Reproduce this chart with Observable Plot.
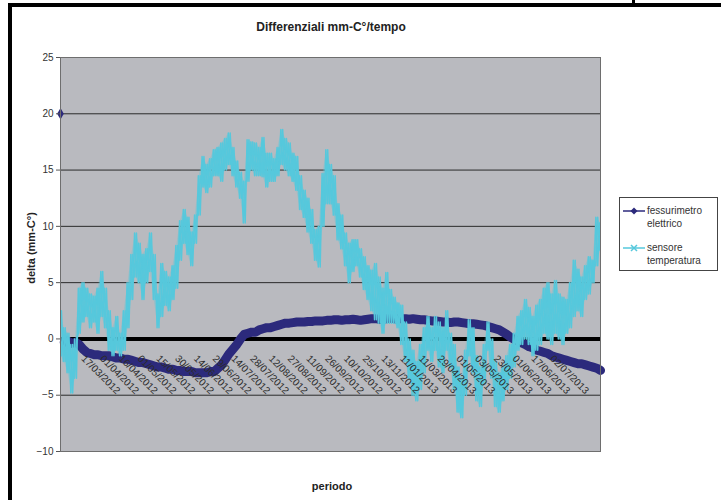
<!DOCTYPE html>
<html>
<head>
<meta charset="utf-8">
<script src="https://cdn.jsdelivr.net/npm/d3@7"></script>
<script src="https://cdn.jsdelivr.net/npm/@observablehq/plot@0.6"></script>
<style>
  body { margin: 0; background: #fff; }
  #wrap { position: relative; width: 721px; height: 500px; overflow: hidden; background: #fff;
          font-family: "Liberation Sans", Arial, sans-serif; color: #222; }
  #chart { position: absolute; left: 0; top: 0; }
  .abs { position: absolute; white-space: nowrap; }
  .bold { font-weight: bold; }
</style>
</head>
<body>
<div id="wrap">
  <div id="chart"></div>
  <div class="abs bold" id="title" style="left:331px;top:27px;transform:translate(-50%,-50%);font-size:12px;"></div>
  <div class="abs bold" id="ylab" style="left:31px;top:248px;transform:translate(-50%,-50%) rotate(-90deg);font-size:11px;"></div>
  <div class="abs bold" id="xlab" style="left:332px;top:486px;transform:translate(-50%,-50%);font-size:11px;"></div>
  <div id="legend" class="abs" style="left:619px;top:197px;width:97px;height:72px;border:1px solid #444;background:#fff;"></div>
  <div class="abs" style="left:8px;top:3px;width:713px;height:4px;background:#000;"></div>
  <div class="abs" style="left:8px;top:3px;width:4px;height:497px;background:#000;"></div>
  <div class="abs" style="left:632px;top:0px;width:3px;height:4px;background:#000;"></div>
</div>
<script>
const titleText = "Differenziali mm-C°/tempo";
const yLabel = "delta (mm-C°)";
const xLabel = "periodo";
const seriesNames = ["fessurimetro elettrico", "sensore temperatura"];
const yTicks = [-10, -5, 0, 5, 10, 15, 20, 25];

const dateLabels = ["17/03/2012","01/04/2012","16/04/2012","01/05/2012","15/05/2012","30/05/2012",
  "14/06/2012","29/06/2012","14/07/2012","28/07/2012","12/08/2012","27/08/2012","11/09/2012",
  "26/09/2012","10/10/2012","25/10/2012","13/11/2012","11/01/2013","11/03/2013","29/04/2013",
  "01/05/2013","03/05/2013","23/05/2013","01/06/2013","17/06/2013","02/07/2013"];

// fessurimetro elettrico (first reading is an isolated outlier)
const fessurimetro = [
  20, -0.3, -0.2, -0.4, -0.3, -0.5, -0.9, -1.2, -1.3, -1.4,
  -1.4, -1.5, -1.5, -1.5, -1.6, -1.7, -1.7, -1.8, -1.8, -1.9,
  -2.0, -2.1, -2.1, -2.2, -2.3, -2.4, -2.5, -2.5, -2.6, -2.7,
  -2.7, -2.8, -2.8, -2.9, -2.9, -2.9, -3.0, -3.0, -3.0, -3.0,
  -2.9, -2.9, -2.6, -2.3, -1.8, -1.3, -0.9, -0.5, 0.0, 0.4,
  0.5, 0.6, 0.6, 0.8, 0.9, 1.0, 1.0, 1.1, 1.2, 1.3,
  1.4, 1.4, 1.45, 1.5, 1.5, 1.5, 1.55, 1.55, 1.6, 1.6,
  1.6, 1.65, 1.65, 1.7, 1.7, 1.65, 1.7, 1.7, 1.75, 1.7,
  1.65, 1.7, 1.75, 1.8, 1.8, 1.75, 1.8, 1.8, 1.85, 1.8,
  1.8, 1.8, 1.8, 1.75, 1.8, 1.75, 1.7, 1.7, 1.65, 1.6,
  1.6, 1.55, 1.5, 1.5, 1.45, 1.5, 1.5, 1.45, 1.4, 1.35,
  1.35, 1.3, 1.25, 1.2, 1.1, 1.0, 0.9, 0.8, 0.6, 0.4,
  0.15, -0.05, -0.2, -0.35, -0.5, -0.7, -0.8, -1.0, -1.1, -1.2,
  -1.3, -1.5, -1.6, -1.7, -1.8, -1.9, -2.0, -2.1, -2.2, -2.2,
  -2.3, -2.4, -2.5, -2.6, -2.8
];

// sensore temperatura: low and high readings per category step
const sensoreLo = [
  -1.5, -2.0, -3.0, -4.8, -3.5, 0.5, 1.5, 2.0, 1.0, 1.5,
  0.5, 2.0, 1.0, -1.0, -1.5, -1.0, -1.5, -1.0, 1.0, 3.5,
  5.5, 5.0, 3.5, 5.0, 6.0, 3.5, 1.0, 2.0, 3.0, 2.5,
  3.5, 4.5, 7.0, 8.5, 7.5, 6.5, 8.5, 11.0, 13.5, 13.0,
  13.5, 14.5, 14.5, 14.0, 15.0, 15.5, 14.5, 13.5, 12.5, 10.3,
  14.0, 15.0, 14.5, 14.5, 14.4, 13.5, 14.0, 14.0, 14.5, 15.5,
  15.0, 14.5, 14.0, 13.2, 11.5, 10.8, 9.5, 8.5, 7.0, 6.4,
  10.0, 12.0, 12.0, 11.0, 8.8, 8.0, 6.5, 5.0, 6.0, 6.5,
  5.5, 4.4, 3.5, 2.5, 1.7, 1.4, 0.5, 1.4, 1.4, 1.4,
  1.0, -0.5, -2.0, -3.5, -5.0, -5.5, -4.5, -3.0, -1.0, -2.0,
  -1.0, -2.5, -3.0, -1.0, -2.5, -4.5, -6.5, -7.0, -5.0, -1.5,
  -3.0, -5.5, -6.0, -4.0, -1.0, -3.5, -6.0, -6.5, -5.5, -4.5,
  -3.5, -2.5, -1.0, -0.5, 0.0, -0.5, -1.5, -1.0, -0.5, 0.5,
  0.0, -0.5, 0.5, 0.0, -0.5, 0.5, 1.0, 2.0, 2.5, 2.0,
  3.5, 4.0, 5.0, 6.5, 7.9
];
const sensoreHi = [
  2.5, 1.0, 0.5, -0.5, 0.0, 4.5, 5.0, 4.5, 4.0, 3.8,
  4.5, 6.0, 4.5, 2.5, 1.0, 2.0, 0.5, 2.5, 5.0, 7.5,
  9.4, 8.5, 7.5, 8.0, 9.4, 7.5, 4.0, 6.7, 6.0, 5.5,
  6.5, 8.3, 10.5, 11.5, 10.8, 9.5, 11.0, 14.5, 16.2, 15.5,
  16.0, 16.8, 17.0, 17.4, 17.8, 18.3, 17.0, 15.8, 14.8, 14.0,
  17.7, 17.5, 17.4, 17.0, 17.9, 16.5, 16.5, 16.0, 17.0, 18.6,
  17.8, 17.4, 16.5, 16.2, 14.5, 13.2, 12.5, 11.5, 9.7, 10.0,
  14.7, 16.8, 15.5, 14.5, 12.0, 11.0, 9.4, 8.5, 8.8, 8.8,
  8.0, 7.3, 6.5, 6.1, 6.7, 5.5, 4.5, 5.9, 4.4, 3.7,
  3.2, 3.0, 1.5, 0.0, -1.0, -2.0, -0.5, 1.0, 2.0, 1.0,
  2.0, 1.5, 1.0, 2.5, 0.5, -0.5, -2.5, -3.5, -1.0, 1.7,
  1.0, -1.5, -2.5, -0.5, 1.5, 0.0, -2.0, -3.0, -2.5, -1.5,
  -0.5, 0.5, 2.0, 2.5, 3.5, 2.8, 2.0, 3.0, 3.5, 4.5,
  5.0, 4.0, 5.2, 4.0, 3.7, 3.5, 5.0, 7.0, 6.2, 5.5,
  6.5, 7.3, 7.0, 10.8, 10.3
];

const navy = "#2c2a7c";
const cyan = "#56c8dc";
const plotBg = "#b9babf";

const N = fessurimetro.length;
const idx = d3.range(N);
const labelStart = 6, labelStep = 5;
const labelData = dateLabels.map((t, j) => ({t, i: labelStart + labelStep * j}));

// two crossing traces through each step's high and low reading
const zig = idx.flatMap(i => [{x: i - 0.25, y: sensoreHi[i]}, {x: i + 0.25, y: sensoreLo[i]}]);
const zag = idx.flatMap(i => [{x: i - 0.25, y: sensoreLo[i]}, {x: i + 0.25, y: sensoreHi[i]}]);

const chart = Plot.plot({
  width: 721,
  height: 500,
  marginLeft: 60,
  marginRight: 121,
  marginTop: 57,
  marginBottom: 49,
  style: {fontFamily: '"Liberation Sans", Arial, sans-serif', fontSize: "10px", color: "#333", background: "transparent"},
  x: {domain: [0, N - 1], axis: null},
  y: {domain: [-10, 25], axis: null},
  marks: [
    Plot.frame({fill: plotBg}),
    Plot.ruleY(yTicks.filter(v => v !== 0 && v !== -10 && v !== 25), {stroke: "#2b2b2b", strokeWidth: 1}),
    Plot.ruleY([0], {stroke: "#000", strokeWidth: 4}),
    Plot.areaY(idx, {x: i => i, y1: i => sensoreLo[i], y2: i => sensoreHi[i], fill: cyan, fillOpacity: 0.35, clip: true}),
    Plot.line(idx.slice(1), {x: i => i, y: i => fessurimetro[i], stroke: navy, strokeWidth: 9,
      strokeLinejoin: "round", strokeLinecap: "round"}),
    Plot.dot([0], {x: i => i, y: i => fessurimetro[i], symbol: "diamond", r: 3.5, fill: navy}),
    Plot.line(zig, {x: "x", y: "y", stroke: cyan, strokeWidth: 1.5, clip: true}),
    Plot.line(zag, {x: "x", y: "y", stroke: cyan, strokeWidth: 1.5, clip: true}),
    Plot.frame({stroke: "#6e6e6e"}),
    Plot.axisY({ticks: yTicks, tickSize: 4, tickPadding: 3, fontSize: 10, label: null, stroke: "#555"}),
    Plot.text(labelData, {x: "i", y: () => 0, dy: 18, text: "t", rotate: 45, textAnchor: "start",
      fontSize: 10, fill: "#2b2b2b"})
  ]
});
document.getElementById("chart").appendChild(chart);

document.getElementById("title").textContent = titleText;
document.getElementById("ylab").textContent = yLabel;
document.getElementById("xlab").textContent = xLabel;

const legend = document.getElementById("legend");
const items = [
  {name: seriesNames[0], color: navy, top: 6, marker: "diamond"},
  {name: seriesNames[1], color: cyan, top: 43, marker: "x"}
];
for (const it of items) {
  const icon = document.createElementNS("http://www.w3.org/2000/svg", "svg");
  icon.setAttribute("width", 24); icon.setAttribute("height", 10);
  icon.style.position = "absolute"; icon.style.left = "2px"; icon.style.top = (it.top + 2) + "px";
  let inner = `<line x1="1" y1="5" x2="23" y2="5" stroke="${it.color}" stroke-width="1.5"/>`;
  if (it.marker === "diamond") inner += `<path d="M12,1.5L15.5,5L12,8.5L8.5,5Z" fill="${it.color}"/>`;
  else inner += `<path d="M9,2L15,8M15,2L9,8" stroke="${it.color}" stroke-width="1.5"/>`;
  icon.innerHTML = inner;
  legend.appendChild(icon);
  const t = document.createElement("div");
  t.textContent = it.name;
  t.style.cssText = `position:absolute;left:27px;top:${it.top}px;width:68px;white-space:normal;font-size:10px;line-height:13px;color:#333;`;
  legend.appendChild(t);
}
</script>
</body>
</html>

...

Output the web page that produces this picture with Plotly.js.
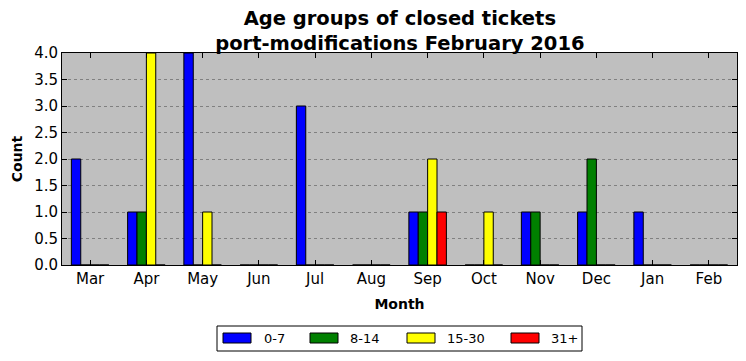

▶ _Problem_: Copy the listing above exactly, but only from the line with "Reproduce this chart with Observable Plot." through the line with "const yTicks = [-10, -5, 0, 5, 10, 15, 20, 25];", including those two lines and excluding any picture.

▶ _Correct response_:
Reproduce this chart with Observable Plot.
<!DOCTYPE html>
<html>
<head>
<meta charset="utf-8">
<script src="https://cdn.jsdelivr.net/npm/d3@7"></script>
<script src="https://cdn.jsdelivr.net/npm/@observablehq/plot@0.6"></script>
<style>
  body { margin: 0; background: #fff; }
  #wrap { position: relative; width: 721px; height: 500px; overflow: hidden; background: #fff;
          font-family: "Liberation Sans", Arial, sans-serif; color: #222; }
  #chart { position: absolute; left: 0; top: 0; }
  .abs { position: absolute; white-space: nowrap; }
  .bold { font-weight: bold; }
</style>
</head>
<body>
<div id="wrap">
  <div id="chart"></div>
  <div class="abs bold" id="title" style="left:331px;top:27px;transform:translate(-50%,-50%);font-size:12px;"></div>
  <div class="abs bold" id="ylab" style="left:31px;top:248px;transform:translate(-50%,-50%) rotate(-90deg);font-size:11px;"></div>
  <div class="abs bold" id="xlab" style="left:332px;top:486px;transform:translate(-50%,-50%);font-size:11px;"></div>
  <div id="legend" class="abs" style="left:619px;top:197px;width:97px;height:72px;border:1px solid #444;background:#fff;"></div>
  <div class="abs" style="left:8px;top:3px;width:713px;height:4px;background:#000;"></div>
  <div class="abs" style="left:8px;top:3px;width:4px;height:497px;background:#000;"></div>
  <div class="abs" style="left:632px;top:0px;width:3px;height:4px;background:#000;"></div>
</div>
<script>
const titleText = "Differenziali mm-C°/tempo";
const yLabel = "delta (mm-C°)";
const xLabel = "periodo";
const seriesNames = ["fessurimetro elettrico", "sensore temperatura"];
const yTicks = [-10, -5, 0, 5, 10, 15, 20, 25];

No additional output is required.